Relay For Life at ASU named No. 13 in nation for fundraising
The student-led Relay For Life committee and Arizona State University have placed thirteenth in nation among colleges and universities for highest fundraising dollars for Relay for Life 2012.
Held on ASU’s Tempe, West and Polytechnic campuses annually, Relay For Life is a community celebration that raises awareness and funds for the American Cancer Society, and honors those whose lives have been touched by the disease.
A committee of 15 students and advisor at the Tempe campus, Meghan Remington, were responsible for putting this year’s festivities together – including working toward their ambitious fundraising goal of $175,000. With the help of their friends, family, and community members, the group was able to raise $167,000 in total.
Although they did not meet their personal goal, the team still managed to snag the lucky number thirteen spot on the top list of participating colleges for donations. ASU was one of just three Pac-12 schools to make the list along with the University of Washington and UCLA.
“I was so excited when I found out we came in at thirteen that I yelled it in my office. We know that we can shoot for the moon and so that was extra encouragement,” said Remington.
As a child, Remington was diagnosed with cancer and is now one of the lucky individuals who proudly take a survivor lap around track at Relay For Life. In addition, she has been touched by cancer through friends and family who have not been as fortunate to share her fate.
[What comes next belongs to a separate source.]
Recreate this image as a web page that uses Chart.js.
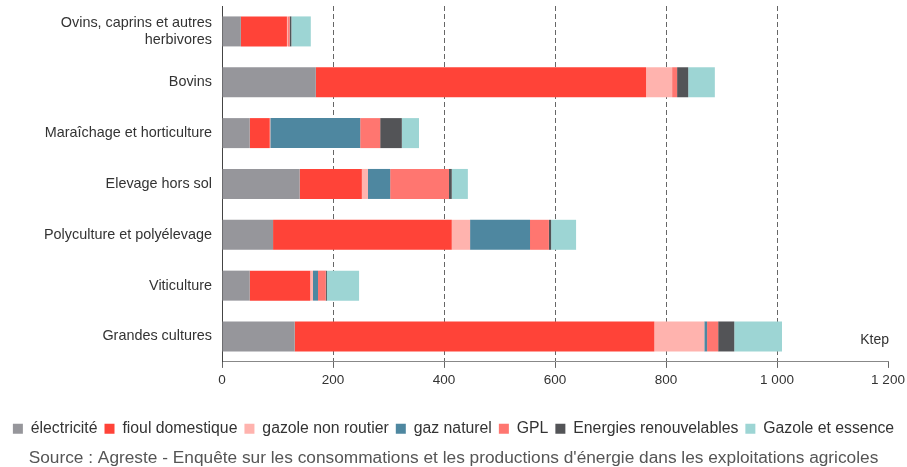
<!DOCTYPE html>
<html>
<head>
<meta charset="utf-8">
<script src="https://cdn.jsdelivr.net/npm/chart.js@4"></script>
<style>
  html, body { margin: 0; padding: 0; background: #fff; }
  #wrap { width: 907px; height: 467px; }
</style>
</head>
<body>
<div id="wrap"><canvas id="myChart" width="907" height="467"></canvas></div>
<script>
const categories = [
    ['Ovins, caprins et autres', 'herbivores'],
    'Bovins',
    'Maraîchage et horticulture',
    'Elevage hors sol',
    'Polyculture et polyélevage',
    'Viticulture',
    'Grandes cultures'
];

// Ktep, per farm type
const electricite     = [34, 169, 50, 140, 92, 50, 131];
const fioulDomestique = [83, 595, 36, 112, 322, 109, 648];
const gazoleNonRoutier = [2, 47, 1, 11, 33, 5, 90];
const gazNaturel      = [0, 0, 162, 40, 108, 9, 5];
const gpl             = [3, 9, 36, 106, 34, 14, 20];
const renouvelables   = [3, 20, 39, 5, 4, 2, 29];
const gazoleEssence   = [35, 48, 31, 29, 45, 58, 86];

const xTicks = [0, 200, 400, 600, 800, 1000, 1200];

const font = "'Liberation Sans', Arial, sans-serif";

const series = [
    { label: 'électricité', data: electricite, color: 'rgb(150,150,155)' },
    { label: 'fioul domestique', data: fioulDomestique, color: 'rgb(255,67,56)' },
    { label: 'gazole non routier', data: gazoleNonRoutier, color: 'rgb(255,179,174)' },
    { label: 'gaz naturel', data: gazNaturel, color: 'rgb(78,135,160)' },
    { label: 'GPL', data: gpl, color: 'rgb(255,118,112)' },
    { label: 'Energies renouvelables', data: renouvelables, color: 'rgb(83,84,87)' },
    { label: 'Gazole et essence', data: gazoleEssence, color: 'rgb(157,213,212)' }
];

const datasets = series.map(s => ({
    label: s.label,
    data: s.data,
    backgroundColor: s.color,
    borderWidth: 0,
    barPercentage: 0.59,
    categoryPercentage: 1.0
}));

// "Ktep" unit label near the end of the x axis
const unitLabel = {
    id: 'unitLabel',
    afterDraw(chart) {
        const ctx = chart.ctx;
        const area = chart.chartArea;
        ctx.save();
        ctx.font = '14px ' + font;
        ctx.fillStyle = '#333';
        ctx.textAlign = 'right';
        ctx.textBaseline = 'middle';
        ctx.fillText('Ktep', area.right + 1, area.bottom - 22);
        ctx.restore();
    }
};

function fmt(v) {
    return String(v).replace(/\B(?=(\d{3})+(?!\d))/g, ' ');
}

new Chart(document.getElementById('myChart').getContext('2d'), {
    type: 'bar',
    data: { labels: categories, datasets: datasets },
    plugins: [unitLabel],
    options: {
        indexAxis: 'y',
        responsive: false,
        animation: false,
        layout: { padding: { top: 6, right: 0, left: 0, bottom: 0 } },
        scales: {
            x: {
                stacked: true,
                min: 0,
                max: 1200,
                afterBuildTicks(scale) {
                    scale.ticks = xTicks.map(v => ({ value: v }));
                },
                afterFit(scale) {
                    scale.height = 52;
                    scale.paddingRight = 19;
                },
                ticks: {
                    color: '#333',
                    font: { family: font, size: 13.5 },
                    padding: 4,
                    callback: v => fmt(v)
                },
                grid: {
                    color: ctx => (ctx.tick && (ctx.tick.value === 0 || ctx.tick.value === 1200)) ? 'rgba(0,0,0,0)' : '#666',
                    tickColor: '#666',
                    tickBorderDash: [],
                    tickLength: 6,
                    lineWidth: 1
                },
                border: { display: true, color: '#888', width: 1, dash: [5, 3] }
            },
            y: {
                stacked: true,
                afterFit(scale) {
                    scale.width = 222;
                    scale.paddingTop = 0;
                    scale.paddingBottom = 0;
                },
                ticks: {
                    color: '#333',
                    font: { family: font, size: 14.4 },
                    padding: 10
                },
                grid: { display: false, drawTicks: false },
                border: { display: true, color: '#444', width: 1 }
            }
        },
        plugins: {
            legend: {
                position: 'bottom',
                labels: {
                    font: { family: font, size: 15.8 },
                    color: '#333',
                    boxWidth: 10,
                    boxHeight: 10,
                    padding: 7
                }
            },
            title: {
                display: true,
                position: 'bottom',
                text: "Source : Agreste - Enquête sur les consommations et les productions d'énergie dans les exploitations agricoles",
                color: '#555',
                font: { family: font, size: 17.3, weight: 'normal', lineHeight: 1 },
                padding: { top: 3, bottom: 0 }
            },
            tooltip: { enabled: false }
        }
    }
});
</script>
</body>
</html>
It is for them that she first became involved with the organization as a freshman at ASU. She enjoyed the experience so much that she continued her participation throughout her college years. Now an event coordinator for the university, Remington advises the new leaders of the Relay for Life group.
One of those members is committee executive director and recent ASU graduate, Shannon Levante, who first became involved with Relay For Life in high school after her twin sister was diagnosed with cancer when the pair was just sixteen years old. With her sister now in remission, Levante says it is the community participation that keeps coming back each year.
“It is probably one of the most positive and passionate events I’ve been to at ASU. Everyone there has been touched by cancer so it brings us together as a community and a university,” she said.
But bringing everyone together doesn’t happening on it’s own. Levante and fellow Relay committee members spend months planning the event. They handle everything including donations, event volunteers, survivor participation, set up details, etc.
“It is a lot to do with just fifteen members, but they all really care and have a passion for the event. If something doesn’t work out we just keep reminding each other we are here and care about the cause,” said Levante.
Remington mentioned that the committee’s hard work also paid off in another aspect of the friendly competition that ASU has every year with Northern Arizona University and the University of Arizona involving Relay For Life. Along with overall fundraising, the three colleges compete in funds raised per capita. ASU took first place again this year with roughly $60 in capita. Last year the Sun Devils claimed the top spot thanks to the contributions specifically from the Polytechnic campus.
Looking ahead, the committee is striving to make Relay For Life at ASU a signature event for student participation. They would also like to claim the number one spot for fundraising dollars to help the American Cancer Society. And, of course, continue to show those kitties down south why the Sun Devils should be feared both on the field and in the donations sphere.